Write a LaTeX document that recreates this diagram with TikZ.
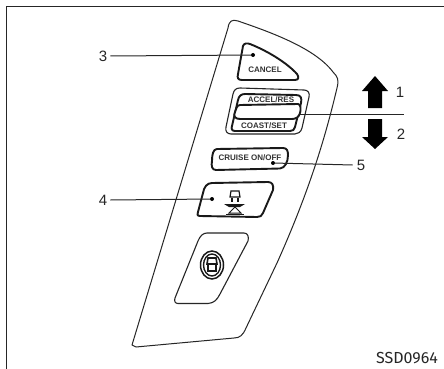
\documentclass[tikz,border=0pt]{standalone}
\usepackage{fontspec}
\setmainfont{Liberation Sans}
\newfontfamily\codefont{Fira Sans}
\tikzset{
  x=1pt,y=-1pt,
  panel/.style={line width=1pt,line join=round,black!85},
  btn/.style={line width=1.9pt,line join=round,black!90},
  lead/.style={line width=1pt,black!85},
  num/.style={font=\fontsize{15}{15}\selectfont,inner sep=0pt,black!85},
  tiny/.style={font=\fontsize{8}{8}\selectfont\bfseries,inner sep=0pt,black!80},
  dotn/.style={circle,fill=black,inner sep=0pt,minimum size=4pt},
  bigarrow/.style={fill=black,draw=none}
}
\begin{document}
\begin{tikzpicture}
\useasboundingbox (0,0) rectangle (444,369);
\fill[white] (0,0) rectangle (444,369);
% frame
\draw[line width=1.3pt,black!85] (6.5,369) -- (6.5,6.5) -- (444,6.5);
% outer panel
\draw[panel] (132,345) -- (228,28) .. controls (229,21) and (232,19) .. (238,21)
  .. controls (270,32) and (315,48) .. (333,72)
  .. controls (338,77) and (339,80) .. (337,88)
  .. controls (327,130) and (312,185) .. (277,263)
  -- (246,328) .. controls (243,335) and (240,338) .. (234,338)
  -- (136,347) -- cycle;
% cancel button
\draw[btn] (243,46) .. controls (244,43) and (247,43) .. (250,44)
  .. controls (270,52) and (288,64) .. (297,74)
  .. controls (299,77) and (299,80) .. (295,80)
  -- (242,80) .. controls (238,80) and (237,78) .. (238,74)
  -- cycle;
\node[tiny] (tcancel) at (265,70) {CANCEL};
% rocker switch
\draw[panel,line width=1.1pt] (240,88) -- (304,90) .. controls (308,90) and (310,93) .. (309,97)
  -- (302,128) .. controls (301,132) and (298,134) .. (295,134)
  -- (231,134) .. controls (227,134) and (225,131) .. (226,127)
  -- (233,94) .. controls (234,90) and (236,88) .. (240,88) -- cycle;
\draw[btn] (245,94) -- (296,95) .. controls (301,95) and (302,98) .. (301,103)
  -- (295,127) .. controls (294,130) and (293,131) .. (290,131)
  -- (235,131) .. controls (232,131) and (231,129) .. (232,126)
  -- (238,100) .. controls (239,96) and (241,94) .. (245,94) -- cycle;
\draw[btn,fill=white] (240,105) -- (298,104) .. controls (301,104) and (301,110) .. (300,113)
  .. controls (299,117) and (296,119) .. (292,119)
  -- (240,119) .. controls (235,119) and (233,116) .. (235,112) .. controls (236,109) and (237,105) .. (240,105) -- cycle;
\node[tiny] (taccel) at (271,99.5) {ACCEL/RES};
\node[tiny] (tcoast) at (264,125.5) {COAST/SET};
% cruise button
\draw[btn] (217,149) -- (283,148) .. controls (287,148) and (288,151) .. (288,155)
  .. controls (288,162) and (285,168) .. (280,168.5)
  -- (216,170) .. controls (212,170) and (211,166) .. (212,161)
  .. controls (212,155) and (213,149) .. (217,149) -- cycle;
\node[tiny] (tcruise) at (250,158) {CRUISE ON/OFF};
% button 4
\draw[btn] (212,183) -- (268,182) .. controls (272,182) and (274,185) .. (273,190)
  -- (263,213) .. controls (262,216) and (260,217) .. (257,217)
  -- (200,216) .. controls (197,216) and (197,214) .. (198,212)
  -- (203,193) .. controls (204,187) and (207,183) .. (212,183) -- cycle;
% icon on button 4
\draw[line width=1.2pt,black!90] (231,191) -- (239,191) -- (240,197) -- (230,197) -- cycle;
\draw[line width=1.6pt,black!90] (232,198) -- (232,202) (238,198) -- (238,202);
\fill[black!90] (224,204) -- (245,204) -- (240,207) -- (229,207) -- cycle;
\draw[line width=1pt,black!90] (235,207) -- (229,213) -- (241,213) -- cycle;
\draw[line width=1.2pt,black!90] (226,214.5) -- (244,214.5);
% lower recess
\draw[panel,line width=1.1pt] (207,233) -- (244,233) .. controls (248,233) and (249,237) .. (248,241)
  -- (220,294) .. controls (217,300) and (214,303) .. (208,303.5)
  -- (178,303.5) .. controls (175,303.5) and (174,301) .. (175,298)
  -- (198,241) .. controls (200,236) and (203,233) .. (207,233) -- cycle;
% knob
\draw[line width=1.5pt,black!90] (212,265) ellipse [x radius=11.5,y radius=14];
\draw[line width=1.4pt,black!90] (212,265) ellipse [x radius=8.5,y radius=11];
\draw[line width=1.6pt,black!90] (208,258) -- (216,258) -- (217,264) -- (207,264) -- cycle;
\draw[line width=1.6pt,black!90] (208,264) -- (208,271) -- (216,271) -- (216,264);
% arrows
\path[bigarrow] (375,76) -- (388,91) -- (382,91) -- (382,108) -- (368,108) -- (368,91) -- (362,91) -- cycle;
\path[bigarrow] (368,119) -- (382,119) -- (382,137) -- (388,137) -- (375,149) -- (362,137) -- (368,137) -- cycle;
% labels and leaders
\node[num] (n1) at (400,92) {1};
\node[num] (n2) at (401,134) {2};
\node[num] (n3) at (103,56) {3};
\node[num] (n4) at (103,200) {4};
\node[num] (n5) at (361,165) {5};
\node[dotn] (d3) at (253,55) {};
\node[dotn] (d4) at (212,199) {};
\node[dotn] (d5) at (273,163) {};
\coordinate (d1) at (300,114);
\coordinate (e1) at (404,114);
\draw[lead] (n3.east) ++(3,0) -- (d3);
\draw[lead] (n4.east) ++(3,0) -- (d4);
\draw[lead] (d5) -- ([xshift=-4pt]n5.west);
\draw[lead] (d1) -- (e1);
\node[font=\fontsize{16}{16}\selectfont\codefont,inner sep=0pt,black!85] (code) at (407,358) {SSD0964};
\end{tikzpicture}
\end{document}
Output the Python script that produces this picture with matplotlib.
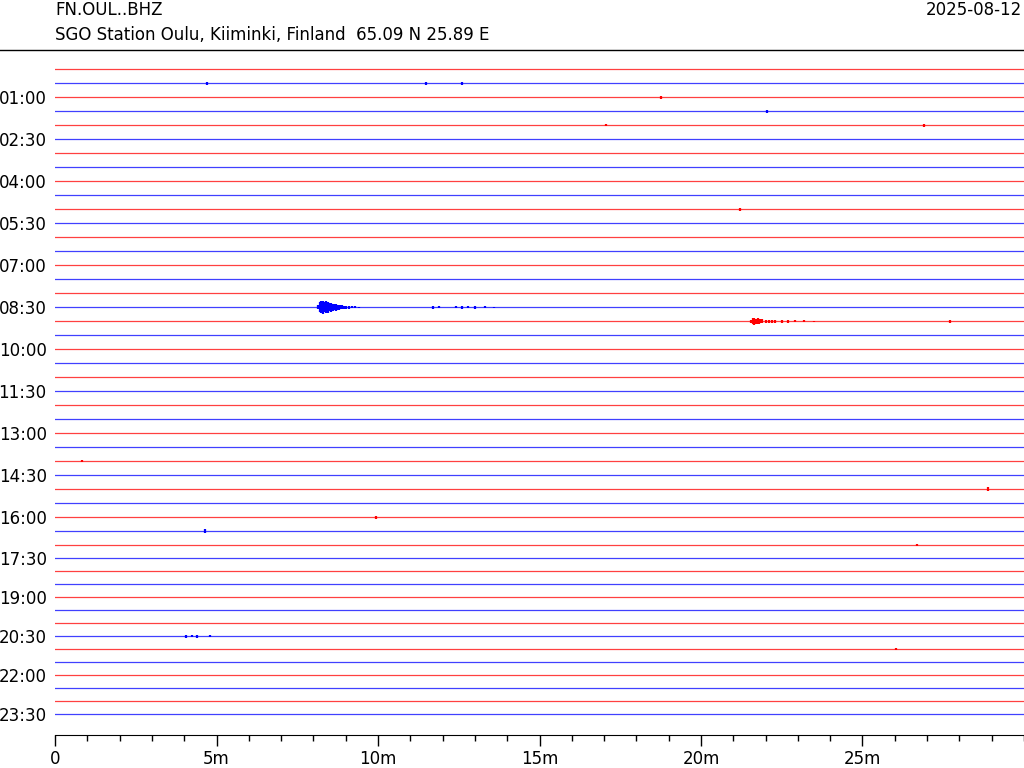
"""
Helicorder style day plot for FN.OUL..BHZ (30 minute lines)
"""
import numpy as np
import matplotlib
matplotlib.use("Agg")
import matplotlib.pyplot as plt
from matplotlib.lines import Line2D

# Station info
STATION = "FN.OUL..BHZ"
SUBTITLE = "SGO Station Oulu, Kiiminki, Finland  65.09 N 25.89 E"
DAY = "2025-08-12"

# 48 lines of 30 minutes each, line 0 = 00:00
N_LINES = 48
LINE_MINUTES = 30
line_colors = ["red", "blue"]

# y tick labels (every third line, starting at 01:00)
label_lines = [2, 5, 8, 11, 14, 17, 20, 23, 26, 29, 32, 35, 38, 41, 44, 47]
label_texts = ["01:00", "02:30", "04:00", "05:30", "07:00", "08:30", "10:00", "11:30",
               "13:00", "14:30", "16:00", "17:30", "19:00", "20:30", "22:00", "23:30"]

# x ticks
x_major = [0, 5, 10, 15, 20, 25]
x_major_labels = ["0", "5m", "10m", "15m", "20m", "25m"]

# amplitudes below are in 1/14 of a line spacing
AMP_UNIT = 1 / 14

# Events: line index, minutes, half amplitude of peaks
quake_line_a = 17
quake_min_a = [8.15, 8.20, 8.25, 8.30, 8.35, 8.40, 8.45, 8.50, 8.55, 8.60, 8.65, 8.70,
               8.75, 8.80, 8.85, 8.90, 8.95, 9.00, 9.10, 9.20, 9.30, 9.40,
               11.7, 11.9, 12.4, 12.6, 12.8, 13.0, 13.3, 13.6]
quake_amp_a = [2.0, 5.0, 6.0, 6.5, 5.0, 6.0, 5.5, 4.0, 4.5, 3.5, 3.0, 3.5,
               2.5, 2.5, 2.0, 2.0, 1.5, 1.5, 1.2, 1.0, 1.0, 0.8,
               1.2, 1.0, 1.0, 1.3, 1.0, 1.2, 1.0, 0.8]

quake_line_b = 18
quake_min_b = [21.55, 21.60, 21.65, 21.70, 21.75, 21.80, 21.85, 21.90, 22.00, 22.10,
               22.20, 22.30, 22.50, 22.70, 22.90, 23.20, 23.50]
quake_amp_b = [1.5, 3.0, 3.5, 2.5, 3.0, 2.5, 2.0, 2.0, 1.8, 1.8,
               1.5, 1.5, 1.3, 1.2, 1.0, 1.0, 0.8]

quake_line_c = 41
quake_min_c = [4.05, 4.25, 4.40, 4.80]
quake_amp_c = [1.5, 1.3, 1.5, 1.0]

# Small single spikes: line index, minute, half amplitude
spike_lines = [1, 1, 1, 2, 3, 4, 4, 10, 18, 28, 30, 32, 33, 34, 42]
spike_mins = [4.7, 11.5, 12.6, 18.75, 22.05, 17.05, 26.9, 21.2, 27.7, 0.85, 28.9, 9.95, 4.65, 26.7, 26.05]
spike_amps = [1.2, 1.2, 1.2, 1.8, 1.8, 1.0, 1.5, 1.8, 1.8, 1.2, 2.2, 1.5, 1.8, 1.2, 1.0]


def line_y(i):
    # lines after 17:00 sit a little closer together (13 px instead of 14 px)
    i = np.asarray(i, dtype=float)
    return i - np.clip(i - 34, 0, None) / 14


def main():
    fig = plt.figure(figsize=(10.24, 7.68), dpi=100)
    ax = fig.add_axes([55 / 1024, 33 / 768, 1 - 55 / 1024, (735 - 52) / 768])

    # baseline traces
    for i in range(N_LINES):
        y = line_y(i)
        ax.plot([0, LINE_MINUTES], [y, y], color=line_colors[i % 2], lw=0.9, alpha=0.75)

    # events drawn as peaks around their line
    for line, mins, amps in [(quake_line_a, quake_min_a, quake_amp_a),
                             (quake_line_b, quake_min_b, quake_amp_b),
                             (quake_line_c, quake_min_c, quake_amp_c)]:
        y = line_y(line)
        amps = np.array(amps) * AMP_UNIT
        ax.vlines(mins, y - amps, y + amps, color=line_colors[line % 2], lw=1.6)

    # single spikes
    for line, m, a in zip(spike_lines, spike_mins, spike_amps):
        y = line_y(line)
        ax.vlines(m, y - a * AMP_UNIT, y + a * AMP_UNIT, color=line_colors[line % 2], lw=1.6)

    ax.set_xlim(0, LINE_MINUTES)
    ax.set_ylim(line_y(N_LINES - 1) + 1.5, -1.25)

    ax.set_xticks(x_major)
    ax.set_xticklabels(x_major_labels, fontsize=12)
    ax.set_xticks(range(0, LINE_MINUTES + 1), minor=True)
    ax.tick_params(axis="x", which="major", length=8, width=1, pad=3)
    ax.tick_params(axis="x", which="minor", length=4, width=1)

    ax.set_yticks(line_y(label_lines))
    ax.set_yticklabels(label_texts, fontsize=12)
    ax.tick_params(axis="y", length=0, pad=6)

    for side in ["left", "top", "right"]:
        ax.spines[side].set_visible(False)

    # header
    fig.text(55 / 1024, 1 - 10 / 768, STATION, fontsize=12, ha="left", va="center")
    fig.text(55 / 1024, 1 - 35 / 768, SUBTITLE, fontsize=12, ha="left", va="center")
    fig.text(1022 / 1024, 1 - 10 / 768, DAY, fontsize=12, ha="right", va="center")
    fig.add_artist(Line2D([0, 1], [1 - 50 / 768, 1 - 50 / 768], color="black", lw=1,
                          transform=fig.transFigure))

    fig.savefig("out.png", dpi=100)


if __name__ == "__main__":
    main()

★ ★ ★ ★ ★ ★ ★

* **The problem**
Skip all pictures. Output only the lines from the one containing "Output the Python" to the one containing "1.2, 1.0, 1.0, 1.3, 1.0, 1.2, 1.0, 0.8]", both lines included.

* **Solved exercise**
Output the Python script that produces this picture with matplotlib.
"""
Helicorder style day plot for FN.OUL..BHZ (30 minute lines)
"""
import numpy as np
import matplotlib
matplotlib.use("Agg")
import matplotlib.pyplot as plt
from matplotlib.lines import Line2D

# Station info
STATION = "FN.OUL..BHZ"
SUBTITLE = "SGO Station Oulu, Kiiminki, Finland  65.09 N 25.89 E"
DAY = "2025-08-12"

# 48 lines of 30 minutes each, line 0 = 00:00
N_LINES = 48
LINE_MINUTES = 30
line_colors = ["red", "blue"]

# y tick labels (every third line, starting at 01:00)
label_lines = [2, 5, 8, 11, 14, 17, 20, 23, 26, 29, 32, 35, 38, 41, 44, 47]
label_texts = ["01:00", "02:30", "04:00", "05:30", "07:00", "08:30", "10:00", "11:30",
               "13:00", "14:30", "16:00", "17:30", "19:00", "20:30", "22:00", "23:30"]

# x ticks
x_major = [0, 5, 10, 15, 20, 25]
x_major_labels = ["0", "5m", "10m", "15m", "20m", "25m"]

# amplitudes below are in 1/14 of a line spacing
AMP_UNIT = 1 / 14

# Events: line index, minutes, half amplitude of peaks
quake_line_a = 17
quake_min_a = [8.15, 8.20, 8.25, 8.30, 8.35, 8.40, 8.45, 8.50, 8.55, 8.60, 8.65, 8.70,
               8.75, 8.80, 8.85, 8.90, 8.95, 9.00, 9.10, 9.20, 9.30, 9.40,
               11.7, 11.9, 12.4, 12.6, 12.8, 13.0, 13.3, 13.6]
quake_amp_a = [2.0, 5.0, 6.0, 6.5, 5.0, 6.0, 5.5, 4.0, 4.5, 3.5, 3.0, 3.5,
               2.5, 2.5, 2.0, 2.0, 1.5, 1.5, 1.2, 1.0, 1.0, 0.8,
               1.2, 1.0, 1.0, 1.3, 1.0, 1.2, 1.0, 0.8]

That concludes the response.